En matière d’études, les syndicats FERC Sup CGT doivent se rapprocher des étudiants et de leurs organisations pour des réunions d’information sur les conditions de travail dans les établissements et les laboratoires. Les syndicats CGT de l’ESR doivent pouvoir jouer le rôle de formateurs sur ces questions avec les étudiants. L’observatoire fédéral des conditions de travail pourra être sollicité pour ce travail ou l’organisation de campagnes d’information.

Au-delà, la FERC Sup CGT, considérant que les étudiants sont les futurs salariés, met en débat la question du rôle et de la place de la CGT dans le syndicalisme étudiant : pourquoi ne pas impulser la création de syndicats CGT étudiants dans tous les établissements ?

La loi LRU-Fioraso incite au développement des stages en entreprises tout au long de la scolarité dans le supérieur. Les stages constituent dans l’immense majorité des cas la fourniture d’une main d’œuvre à très faible coût (en particulier sans cotisations sociales) et corvéable à merci, livrée pieds et poings liés au patronat.
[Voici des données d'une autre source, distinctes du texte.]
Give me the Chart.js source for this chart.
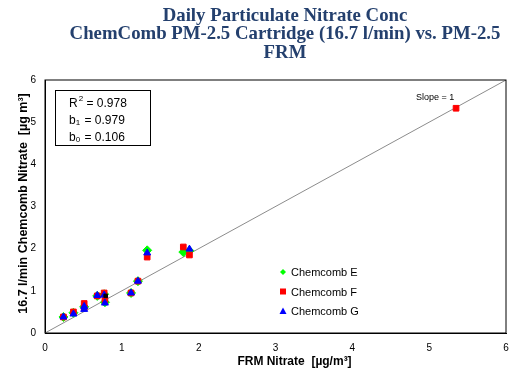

Les stages, avec d’autres formes de précarité, ont été imposés comme forme de travail à la jeunesse au prétexte de l’amélioration de l’emploi. On peut constater que si le chômage des jeunes n’a pas baissé, en revanche les conditions d’exploitation de la jeunesse se sont considérablement durcies, avec un impact négatif également sur tous les autres salariés, pour le plus grand bénéfice du patronat.

Face au développement des stages, les salariés doivent lutter pour que le CDI redevienne la forme normale de l’embauche pour tous les salariés, y compris les jeunes. Les stages doivent être sévèrement et sérieusement encadrés par les équipes pédagogiques pour s’assurer qu’ils sont effectivement réalisés dans le cadre d’un projet pédagogique qui l’emporte sur toute préoccupation de participation à la production dans les entreprises ou organismes d’accueil. Cela suppose un accroissement de moyens, notamment la création de postes d’enseignants et de personnels administratifs, dans les formations, pour réaliser ce travail dans de bonnes conditions.

Enfin, ils doivent être correctement indemnisés, ce qui suppose une amélioration des conventions de stage.

La FERC Sup CGT portera ces réflexions et propositions d’actions vers les différentes organisations concernées de la CGT.